The IOTA Foundation and the United Nations Office for Project Services partner to use blockchain technology for more transparency.

UNOPS’s technical advisory and cryptocurrency startup IOTA have announced a partnership that will make more efficient UNOPS operations through open-source distributed ledger and Tangle technology.

“We share a vision where machines, devices, sensors and people connect and communicate to each other — it’s the world of ‘Industry 4.0.’ Harnessing technology that allows for these processes to work simultaneously, without the need for intermediaries, will help expedite our mission as an organization.”

Stated Yoshiyuki Yamamoto, UNOPS Special Advisor on Blockchain Technology. As a global organization empowering the UN’s humanitarian projects, UNOPS adheres to strict accountability standards, which IOTA’s transparent ledger can complement. UNOPS delivered $1.8 billion in projects in 2017 and operates in 80 countries. An essential part of UNOPS’s interest in IOTA, is the open technology that drives the blockchain which eases communications and supply chain bottlenecks. In addition, IOTA’s Internet of Things protocol will make business processes more efficient.

“Shared global problems require shared global solutions. With our open-source, permission-less innovation approach, IOTA’s distributed ledger technology lends itself uniquely to this kind of cooperative problem-solving.”

According to IOTA Co-Founder David Sønstebø.

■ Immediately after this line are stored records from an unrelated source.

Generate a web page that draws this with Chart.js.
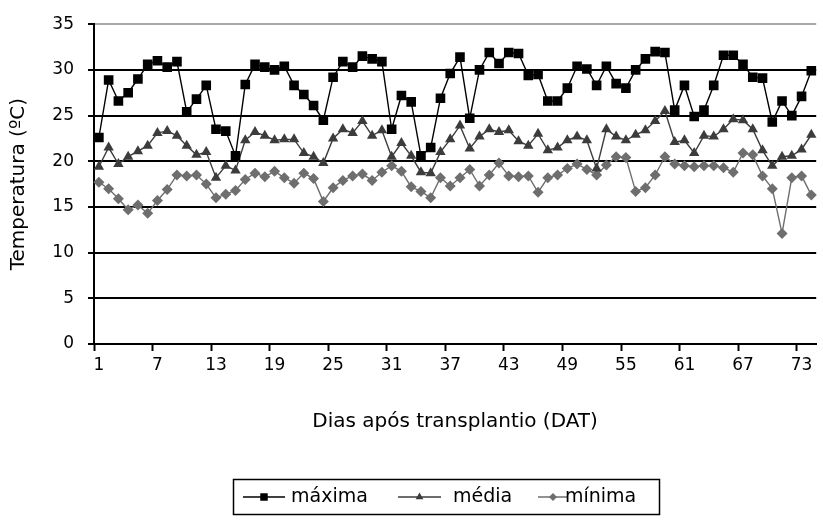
<!DOCTYPE html>
<html>
<head>
<meta charset="utf-8">
<script src="https://cdn.jsdelivr.net/npm/chart.js@4.4.0/dist/chart.umd.min.js"></script>
<style>
  html, body { margin: 0; padding: 0; background: #fff; }
</style>
</head>
<body>
<canvas id="tempChart" width="823" height="520"></canvas>
<script>
// Dias após transplantio (1 a 74)
const dias = Array.from({ length: 74 }, (_, i) => String(i + 1));

// Temperaturas (ºC)
const maxima = [
  22.6, 28.9, 26.6, 27.5, 29.0, 30.6, 31.0, 30.3, 30.9, 25.4,
  26.8, 28.3, 23.5, 23.3, 20.6, 28.4, 30.6, 30.3, 30.0, 30.4,
  28.3, 27.3, 26.1, 24.5, 29.2, 30.9, 30.3, 31.5, 31.2, 30.9,
  23.5, 27.2, 26.5, 20.6, 21.5, 26.9, 29.6, 31.4, 24.7, 30.0,
  31.9, 30.7, 31.9, 31.8, 29.4, 29.5, 26.6, 26.6, 28.0, 30.4,
  30.1, 28.3, 30.4, 28.5, 28.0, 30.0, 31.2, 32.0, 31.9, 25.6,
  28.3, 24.9, 25.6, 28.3, 31.6, 31.6, 30.6, 29.2, 29.1, 24.3,
  26.6, 25.0, 27.1, 29.9
];
const media = [
  19.4, 21.5, 19.7, 20.5, 21.1, 21.7, 23.1, 23.3, 22.8, 21.7,
  20.7, 21.0, 18.2, 19.5, 19.0, 22.3, 23.2, 22.8, 22.3, 22.4,
  22.4, 20.9, 20.5, 19.8, 22.5, 23.5, 23.1, 24.4, 22.8, 23.4,
  20.5, 22.0, 20.6, 18.8, 18.7, 21.0, 22.4, 23.9, 21.4, 22.7,
  23.5, 23.2, 23.4, 22.2, 21.7, 23.0, 21.2, 21.5, 22.3, 22.7,
  22.3, 19.2, 23.5, 22.7, 22.3, 22.9, 23.4, 24.4, 25.5, 22.1,
  22.3, 20.9, 22.8, 22.7, 23.5, 24.6, 24.5, 23.5, 21.2, 19.5,
  20.5, 20.6, 21.3, 22.9
];
const minima = [
  17.7, 17.0, 15.9, 14.7, 15.2, 14.3, 15.7, 16.9, 18.5, 18.4,
  18.5, 17.5, 16.0, 16.4, 16.8, 18.0, 18.7, 18.3, 18.9, 18.2,
  17.6, 18.7, 18.1, 15.6, 17.1, 17.9, 18.4, 18.6, 17.9, 18.8,
  19.5, 18.9, 17.2, 16.7, 16.0, 18.2, 17.3, 18.2, 19.1, 17.3,
  18.5, 19.8, 18.4, 18.3, 18.4, 16.6, 18.2, 18.5, 19.2, 19.7,
  19.1, 18.5, 19.6, 20.5, 20.4, 16.7, 17.1, 18.5, 20.5, 19.7,
  19.5, 19.4, 19.5, 19.5, 19.3, 18.8, 20.9, 20.7, 18.4, 17.0,
  12.1, 18.2, 18.4, 16.3
];

const fonte = "'DejaVu Sans', Verdana, sans-serif";

// legenda com moldura, linha + marcador como no original
const legendaMoldura = {
  id: 'legendaMoldura',
  afterDraw(chart) {
    const ctx = chart.ctx;
    const y = 497;
    const itens = [
      { x0: 243, x1: 285, xt: 291 },
      { x0: 398, x1: 441, xt: 453 },
      { x0: 538, x1: 568, xt: 565 }
    ];
    ctx.save();
    ctx.strokeStyle = '#000';
    ctx.lineWidth = 1.5;
    ctx.strokeRect(233.5, 479.5, 426, 35);
    chart.data.datasets.forEach((ds, i) => {
      const it = itens[i];
      ctx.strokeStyle = ds.borderColor;
      ctx.lineWidth = 1.5;
      ctx.beginPath();
      ctx.moveTo(it.x0, y);
      ctx.lineTo(it.x1, y);
      ctx.stroke();
      ctx.fillStyle = ds.backgroundColor;
      Chart.helpers.drawPoint(ctx, {
        pointStyle: ds.pointStyle, radius: ds.pointRadius - 1.5, rotation: 0, borderWidth: 0
      }, (it.x0 + it.x1) / 2, y);
      ctx.fillStyle = '#000';
      ctx.font = '19px ' + fonte;
      ctx.textBaseline = 'middle';
      ctx.textAlign = 'left';
      ctx.fillText(ds.label, it.xt, y);
    });
    ctx.restore();
  }
};

new Chart(document.getElementById('tempChart'), {
  type: 'line',
  data: {
    labels: dias,
    datasets: [
      {
        label: 'máxima', data: maxima,
        borderColor: '#000', backgroundColor: '#000', borderWidth: 1.4,
        pointStyle: 'rect', pointRadius: 6.8, pointBorderWidth: 0
      },
      {
        label: 'média', data: media,
        borderColor: '#3c3c3c', backgroundColor: '#3c3c3c', borderWidth: 1.4,
        pointStyle: 'triangle', pointRadius: 6, pointBorderWidth: 0
      },
      {
        label: 'mínima', data: minima,
        borderColor: '#6e6e6e', backgroundColor: '#6e6e6e', borderWidth: 1.4,
        pointStyle: 'rectRot', pointRadius: 5.5, pointBorderWidth: 0
      }
    ]
  },
  options: {
    responsive: false,
    devicePixelRatio: 1,
    animation: false,
    layout: { padding: { top: 20, right: 0, bottom: 76, left: 0 } },
    plugins: {
      legend: { display: false },
      tooltip: { enabled: false }
    },
    scales: {
      x: {
        type: 'category',
        offset: true,
        grid: {
          offset: true,
          drawOnChartArea: false,
          tickLength: 7,
          tickWidth: 2,
          tickColor: c => c.index % 6 === 0 ? '#000' : 'rgba(0,0,0,0)'
        },
        border: { display: true, color: '#000', width: 2 },
        ticks: {
          autoSkip: false,
          maxRotation: 0,
          padding: 4,
          color: '#000',
          font: { family: fonte, size: 17 },
          callback: function (v, i) { return i % 6 === 0 ? this.getLabelForValue(v) : ''; }
        },
        title: {
          display: true,
          text: 'Dias após transplantio (DAT)',
          color: '#000',
          font: { family: fonte, size: 20 },
          padding: { top: 0, bottom: 10 }
        },
        afterFit: s => { s.height = 100; }
      },
      y: {
        min: 0,
        max: 35,
        ticks: {
          stepSize: 5,
          padding: 14,
          color: '#000',
          font: { family: fonte, size: 17 }
        },
        grid: {
          color: c => (c.tick && c.tick.value === 35) ? '#a8a8a8' : '#000',
          lineWidth: 2,
          tickLength: 6,
          tickColor: '#000'
        },
        border: { display: true, color: '#000', width: 2 },
        title: {
          display: true,
          text: 'Temperatura (ºC)',
          color: '#000',
          font: { family: fonte, size: 20 },
          padding: { top: 7, bottom: 0 }
        },
        afterFit: s => { s.width = 94; }
      }
    }
  },
  plugins: [legendaMoldura]
});
</script>
</body>
</html>
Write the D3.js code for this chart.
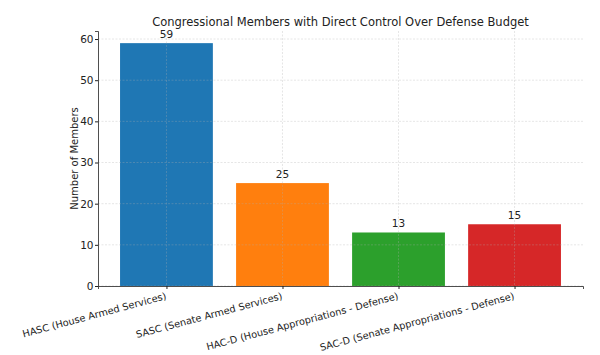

IOTA implements Directed Acyclic Graphs (DAGs), also known as Tangle, which operate as a mesh network. The protocol is less resource-intensive and scales better than traditional protocols because it does not rely on every node having a full copy of the blockchain. Instead, the Tangle protocol offloads this work to the entire network of nodes which depend on each other to verify transactions. According to UNOPS

“The cooperation between both organizations will further extend to training workshops, thought leadership seminars, and the development of specific proof-of-concepts to bring greater efficiencies to specific areas of UNOPS work.”